Track recurrence. If the same root cause appears in multiple post-mortems, the action items from the first post-mortem were either incomplete or not implemented. This is a signal to escalate the systemic issue.

Celebrate good post-mortems. Recognize engineers who write thorough post-mortems and identify non-obvious contributing factors. The behavior you celebrate is the behavior you get. If post-mortems are treated as punishment, people will minimize incidents to avoid writing them.

No post-mortem amnesty. If action items are consistently not completed, acknowledge the capacity constraint honestly rather than letting items rot. It is better to explicitly de-prioritize an action item (with documented risk acceptance) than to leave it open indefinitely and erode trust in the process.
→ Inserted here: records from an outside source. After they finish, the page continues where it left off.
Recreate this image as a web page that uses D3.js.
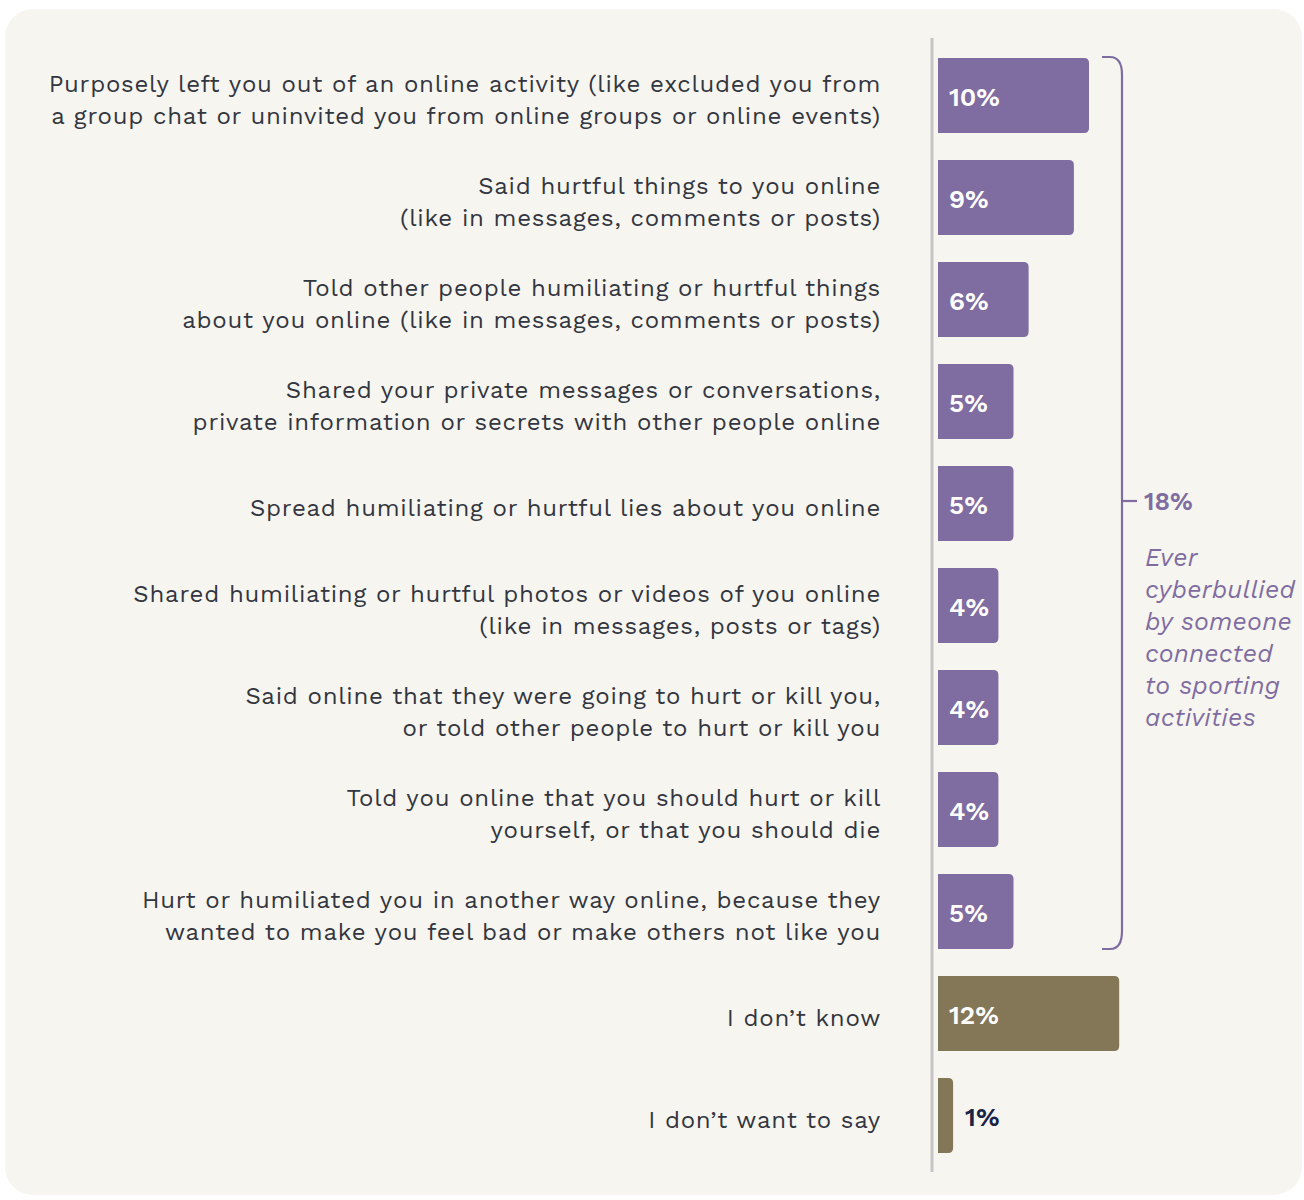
<!DOCTYPE html>
<html><head><meta charset="utf-8">
<script src="https://cdn.jsdelivr.net/npm/d3@7"></script>
<style>body{margin:0;background:#fff;}svg{display:block;}</style>
</head><body>
<svg id="c" width="1304" height="1200"></svg>
<script>
const categories = [
  ["Purposely left you out of an online activity (like excluded you from","a group chat or uninvited you from online groups or online events)"],
  ["Said hurtful things to you online","(like in messages, comments or posts)"],
  ["Told other people humiliating or hurtful things","about you online (like in messages, comments or posts)"],
  ["Shared your private messages or conversations,","private information or secrets with other people online"],
  ["Spread humiliating or hurtful lies about you online"],
  ["Shared humiliating or hurtful photos or videos of you online","(like in messages, posts or tags)"],
  ["Said online that they were going to hurt or kill you,","or told other people to hurt or kill you"],
  ["Told you online that you should hurt or kill","yourself, or that you should die"],
  ["Hurt or humiliated you in another way online, because they","wanted to make you feel bad or make others not like you"],
  ["I don\u2019t know"],
  ["I don\u2019t want to say"]
];
const values = [10, 9, 6, 5, 5, 4, 4, 4, 5, 12, 1];
const groups = ["cyber","cyber","cyber","cyber","cyber","cyber","cyber","cyber","cyber","other","other"];
const bracketValue = "18%";
const bracketText = ["Ever","cyberbullied","by someone","connected","to sporting","activities"];

const purple = "#7f6ca0", brown = "#837758";
const svg = d3.select("#c");
const font = "'Work Sans','Noto Sans','Open Sans',sans-serif";

svg.append("rect").attr("x",5).attr("y",9).attr("width",1297).attr("height",1186)
  .attr("rx",28).attr("fill","#f6f5f0");

const x0 = 938;
const x = d3.scaleLinear().domain([0,1]).range([0,15.1]);
const yb = d3.scaleBand().domain(d3.range(values.length))
  .range([58, 58+102*values.length-27]).paddingInner(27/102).paddingOuter(0);

const bw = yb.bandwidth();
const r = 5;
function barPath(w, y0, h){
  const rr = Math.min(r, w/2);
  return `M${x0},${y0}H${x0+w-rr}Q${x0+w},${y0} ${x0+w},${y0+rr}V${y0+h-rr}Q${x0+w},${y0+h} ${x0+w-rr},${y0+h}H${x0}Z`;
}
svg.selectAll("path.bar").data(values).join("path").attr("class","bar")
  .attr("d",(d,i)=>barPath(x(d), yb(i), bw))
  .attr("fill",(d,i)=>groups[i]==="cyber"?purple:brown);

// axis line
svg.append("line").attr("x1",932).attr("x2",932).attr("y1",38).attr("y2",1172)
  .attr("stroke","#c6c4c6").attr("stroke-width",3);

// value labels
svg.selectAll("text.val").data(values).join("text").attr("class","val")
  .attr("x",(d,i)=> x(d) < 40 ? x0 + x(d) + 12 : 949)
  .attr("y",(d,i)=>yb(i)+bw/2+10)
  .attr("font-family",font).attr("font-weight",600).attr("font-size",26)
  .attr("fill",(d,i)=> x(d) < 40 ? "#1a2446" : "#fff")
  .text(d=>d+"%");

// category labels
const lab = svg.selectAll("text.cat").data(categories).join("text").attr("class","cat")
  .attr("text-anchor","end").attr("font-family",font).attr("font-size",24)
  .attr("letter-spacing","0.75px").attr("fill","#33363f");
lab.each(function(lines,i){
  const t = d3.select(this);
  const cy = yb(i)+bw/2;
  const lh = 32;
  lines.forEach((l,j)=>{
    t.append("tspan").attr("x",881).attr("y", cy + (j-(lines.length-1)/2)*lh + 12).text(l);
  });
});

// bracket
const bTop = yb(0)-1, bBot = yb(8)+bw, bx = 1122, bMid = (bTop+bBot)/2 - 2;
svg.append("path").attr("fill","none").attr("stroke",purple).attr("stroke-width",2.2)
  .attr("d",`M1102,${bTop}H${bx-12}Q${bx},${bTop} ${bx},${bTop+18}V${bBot-18}Q${bx},${bBot} ${bx-12},${bBot}H1102`);
svg.append("line").attr("x1",bx).attr("x2",1137).attr("y1",bMid).attr("y2",bMid)
  .attr("stroke",purple).attr("stroke-width",2.2);
svg.append("text").attr("x",1144).attr("y",bMid+9).attr("font-family",font)
  .attr("font-weight",600).attr("font-size",25).attr("fill",purple).text(bracketValue);
svg.append("text").attr("font-family",font).attr("font-style","italic")
  .attr("font-size",25).attr("letter-spacing","0.3px").attr("fill",purple)
  .selectAll("tspan").data(bracketText).join("tspan")
  .attr("x",1145).attr("y",(d,j)=>566+j*32).text(d=>d);
</script>
</body></html>
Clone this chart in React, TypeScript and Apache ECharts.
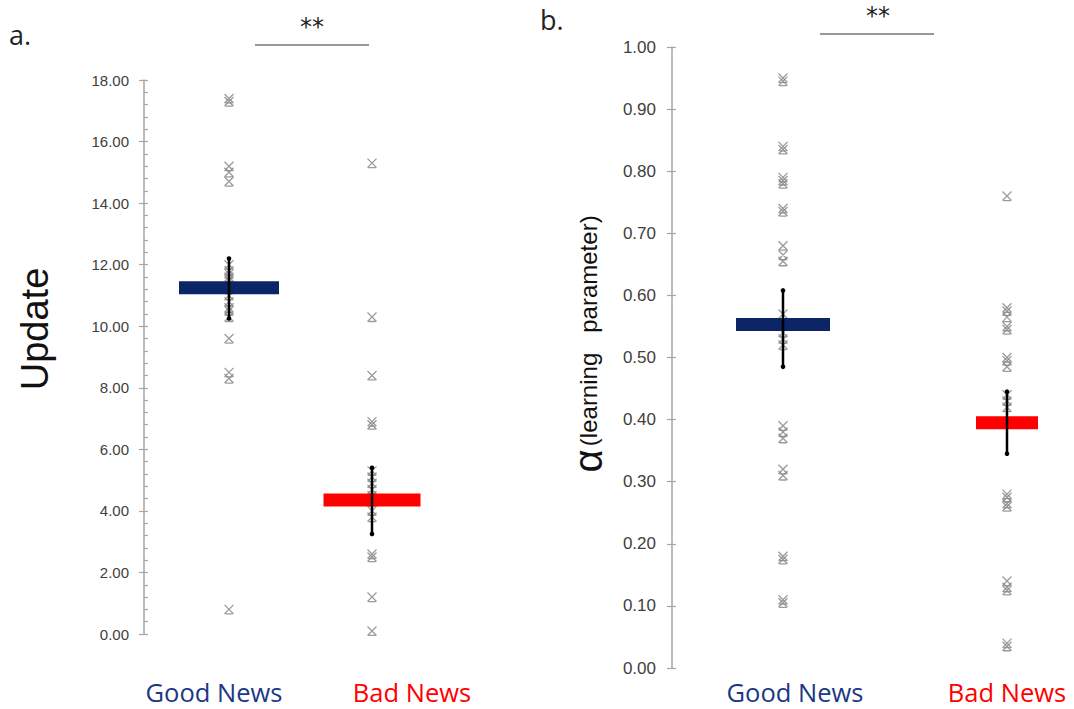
import React, { useEffect, useRef } from "react";
import * as echarts from "echarts";

const categories = ["Good News", "Bad News"];

// Panel a: Update
const goodUpdate = [17.4, 17.3, 15.2, 15.0, 14.7, 12.0, 11.8, 11.7, 11.6, 11.5, 11.2, 11.0, 10.8, 10.6, 10.5, 10.3, 9.6, 8.5, 8.3, 0.8];
const badUpdate = [15.3, 10.3, 8.4, 6.9, 6.8, 5.3, 5.1, 4.9, 4.7, 4.5, 4.3, 4.0, 3.8, 2.6, 2.5, 1.2, 0.1];
const updateMean = [11.25, 4.35];
const updateLow = [10.25, 3.25];
const updateHigh = [12.2, 5.4];
const updateTicks = { min: 0, max: 18, interval: 2 };

// Panel b: alpha (learning parameter)
const goodAlpha = [0.95, 0.945, 0.84, 0.835, 0.79, 0.785, 0.78, 0.74, 0.735, 0.68, 0.665, 0.655, 0.57, 0.54, 0.53, 0.52, 0.39, 0.38, 0.37, 0.32, 0.31, 0.18, 0.175, 0.11, 0.105];
const badAlpha = [0.76, 0.58, 0.575, 0.565, 0.55, 0.545, 0.5, 0.495, 0.485, 0.44, 0.43, 0.42, 0.28, 0.275, 0.265, 0.26, 0.14, 0.13, 0.125, 0.04, 0.035];
const alphaMean = [0.553, 0.395];
const alphaLow = [0.485, 0.345];
const alphaHigh = [0.608, 0.445];
const alphaTicks = { min: 0, max: 1, interval: 0.1 };

const NAVY = "#0b2567";
const RED = "#ff0000";
const LABEL_COLORS = ["#1c3885", "#ff0000"];
const MARK = "path://M0,0L10,10M10,0L0,10M1,10L9,10";

export default function App() {
  const ref = useRef<HTMLDivElement>(null);
  useEffect(() => {
    const chart = echarts.init(ref.current!, null, { renderer: "svg" });

    const pts = (vals: number[], idx: number) => vals.map((v) => [idx, v]);
    const markerSeries = (g: number, vals: number[], idx: number) => ({
      type: "scatter",
      xAxisIndex: g,
      yAxisIndex: g * 2,
      clip: false,
      symbol: MARK,
      symbolSize: [9, 9],
      z: 2,
      itemStyle: { color: "rgba(0,0,0,0)", borderColor: "#8a8a8a", borderWidth: 1.3, opacity: 0.85 },
      data: pts(vals, idx),
    });
    const meanSeries = (g: number, means: number[], widths: number[]) => ({
      type: "scatter",
      xAxisIndex: g,
      yAxisIndex: g * 2,
      clip: false,
      symbol: "rect",
      z: 3,
      data: means.map((m, i) => ({
        value: [i, m],
        symbolSize: [widths[i], 13],
        itemStyle: { color: i === 0 ? NAVY : RED, opacity: 1 },
      })),
    });
    const errSeries = (g: number, low: number[], high: number[]) => ({
      type: "custom",
      xAxisIndex: g,
      yAxisIndex: g * 2,
      clip: false,
      z: 4,
      data: low.map((l, i) => [i, l, high[i]]),
      renderItem: (params: any, api: any) => {
        const a = api.coord([api.value(0), api.value(1)]);
        const b = api.coord([api.value(0), api.value(2)]);
        return {
          type: "group",
          children: [
            { type: "line", shape: { x1: a[0], y1: a[1], x2: b[0], y2: b[1] }, style: { stroke: "#000", lineWidth: 2.5 } },
            { type: "circle", shape: { cx: a[0], cy: a[1], r: 2.3 }, style: { fill: "#000" } },
            { type: "circle", shape: { cx: b[0], cy: b[1], r: 2.3 }, style: { fill: "#000" } },
          ],
        };
      },
    });

    const xAxisBase = (g: number) => ({
      type: "category",
      gridIndex: g,
      data: categories,
      boundaryGap: false,
      axisLine: { show: false },
      axisTick: { show: false },
      splitLine: { show: false },
      axisLabel: { show: false },
    });

    const axisColor = "#a6a6a6";
    const yAxes = (g: number, t: any, offset: number, fontSize: number, margin: number, minor: boolean) => [
      {
        type: "value",
        gridIndex: g,
        position: "left",
        min: t.min,
        max: t.max,
        interval: t.interval,
        offset,
        axisLine: { show: true, lineStyle: { color: axisColor, width: 1.5 } },
        axisTick: { show: true, length: 5, lineStyle: { color: axisColor, width: 1.2 } },
        splitLine: { show: false },
        axisLabel: {
          margin,
          fontSize,
          fontFamily: "Liberation Sans",
          color: "#404040",
          formatter: (v: number) => v.toFixed(2),
        },
      },
      {
        type: "value",
        gridIndex: g,
        position: "left",
        min: t.min,
        max: t.max,
        interval: t.interval,
        offset,
        axisLine: { show: false },
        axisTick: { show: true, inside: true, length: 4, lineStyle: { color: axisColor, width: 1.2 } },
        minorTick: { show: minor, splitNumber: 5, length: 4, lineStyle: { color: axisColor, width: 1.2 } },
        splitLine: { show: false },
        axisLabel: { show: false },
      },
    ];

    const catLabel = (text: string, x: number, color: string) => ({
      type: "text",
      x,
      y: 692,
      style: { text, fontSize: 25.5, fontFamily: "Open Sans", fill: color, align: "center", verticalAlign: "middle" },
    });

    chart.setOption({
      animation: false,
      backgroundColor: "#ffffff",
      grid: [
        { left: 229, width: 143, top: 80, height: 554 },
        { left: 783, width: 224, top: 47, height: 621 },
      ],
      xAxis: [xAxisBase(0), xAxisBase(1)],
      yAxis: [...yAxes(0, updateTicks, 85, 15, 15, true), ...yAxes(1, alphaTicks, 111, 17, 16, false)],
      series: [
        markerSeries(0, goodUpdate, 0),
        markerSeries(0, badUpdate, 1),
        meanSeries(0, updateMean, [100, 97]),
        errSeries(0, updateLow, updateHigh),
        markerSeries(1, goodAlpha, 0),
        markerSeries(1, badAlpha, 1),
        meanSeries(1, alphaMean, [94, 62]),
        errSeries(1, alphaLow, alphaHigh),
      ],
      graphic: [
        catLabel(categories[0], 214, LABEL_COLORS[0]),
        catLabel(categories[1], 412, LABEL_COLORS[1]),
        catLabel(categories[0], 795, LABEL_COLORS[0]),
        catLabel(categories[1], 1007, LABEL_COLORS[1]),
        { type: "text", x: 9, y: 34, style: { text: "a.", fontSize: 27, fontFamily: "Open Sans", fill: "#222", verticalAlign: "middle" } },
        { type: "text", x: 540, y: 19, style: { text: "b.", fontSize: 27, fontFamily: "Open Sans", fill: "#222", verticalAlign: "middle" } },
        { type: "text", x: 312, y: 27, style: { text: "**", fontSize: 24, fontFamily: "DejaVu Sans", fill: "#222", align: "center", verticalAlign: "middle" } },
        { type: "line", shape: { x1: 255, y1: 45, x2: 369, y2: 45 }, style: { stroke: "#333", lineWidth: 1.2 } },
        { type: "text", x: 878, y: 16, style: { text: "**", fontSize: 24, fontFamily: "DejaVu Sans", fill: "#222", align: "center", verticalAlign: "middle" } },
        { type: "line", shape: { x1: 820, y1: 34, x2: 934, y2: 34 }, style: { stroke: "#333", lineWidth: 1.2 } },
        {
          type: "text",
          x: 35,
          y: 329,
          rotation: Math.PI / 2,
          style: { text: "Update", fontSize: 38, fontFamily: "Liberation Sans", fill: "#111", align: "center", verticalAlign: "middle" },
        },
        {
          type: "text",
          x: 588,
          y: 344,
          rotation: Math.PI / 2,
          style: {
            text: "{a|α} {b|(learning   parameter)}",
            align: "center",
            verticalAlign: "middle",
            rich: {
              a: { fontSize: 40, fontFamily: "Liberation Sans", fill: "#111" },
              b: { fontSize: 24, fontFamily: "Liberation Sans", fill: "#111" },
            },
          },
        },
      ],
    });
    return () => chart.dispose();
  }, []);
  return <div ref={ref} style={{ position: "fixed", left: 0, top: 0, width: 1074, height: 709 }} />;
}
Practical Example: Database Connection Pool Exhaustion#

# Post-Mortem: API Outage Due to Database Connection Pool Exhaustion

**Date:** 2026-02-10
**Duration:** 23 minutes of user-facing impact
**Severity:** SEV-2
**Author:** Alice Chen

## Summary
The api-gateway exhausted its database connection pool after a slow query
caused connections to pile up. Users experienced 503 errors for 23 minutes
until the on-call engineer restarted the service and killed the blocking query.

## Timeline
| Time (UTC) | Event |
|---|---|
| 09:41 | Marketing campaign drives 3x normal traffic to /products endpoint |
| 09:44 | Slow query on products table begins (missing index on new column) |
| 09:47 | Connection pool reaches 90% capacity |
| 09:49 | Connection pool exhausted, new requests receive 503 |
| 09:50 | Alert fires: APIHighErrorRate |
| 09:51 | Alice acknowledges page, opens Grafana |
| 09:54 | Alice identifies connection pool exhaustion from metrics |
| 09:57 | Alice kills the blocking query via psql |
| 09:59 | Alice restarts api-gateway pods to clear stale connections |
| 10:03 | Connection pool recovers, error rate drops to baseline |
| 10:12 | Alice confirms full resolution |

## Root Cause
A new column added to the products table lacked an index. Under elevated
traffic, a query on this column became slow enough to hold connections open
longer than the pool could sustain.

## Contributing Factors
1. No query performance testing in CI for schema migrations.
2. Connection pool size was set to the default (10) and never tuned.
3. No alerting on connection pool utilization.
4. The marketing campaign was not communicated to the platform team.

## What Went Well
- Alert fired within 1 minute of user impact.
- On-call engineer correctly diagnosed connection pool exhaustion quickly.
- Runbook had a section on killing blocking queries.

## Where We Got Lucky
- The blocking query was a SELECT, not a write operation. A long-running
  write holding locks would have caused cascading failures in other services.

## Action Items
| ID | Action | Priority | Owner | Deadline |
|---|---|---|---|---|
| PM-051-1 | Add index on products.campaign_id | P1 | @bob | 2026-02-12 |
| PM-051-2 | Increase connection pool to 50, add pool utilization metric | P1 | @carol | 2026-02-17 |
| PM-051-3 | Add connection pool exhaustion alert (>80% for 2min) | P1 | @carol | 2026-02-17 |
| PM-051-4 | Add query performance regression test for migrations | P2 | @dave | 2026-03-01 |
| PM-051-5 | Establish process for marketing to notify platform before campaigns | P3 | @eng-mgr | 2026-03-15 |

This example demonstrates the complete post-mortem structure applied to a realistic incident. The root cause is technical and specific. The contributing factors identify multiple improvement opportunities. The action items are concrete, assigned, and deadlined. The “Where We Got Lucky” section flags a risk that did not materialize but should be addressed.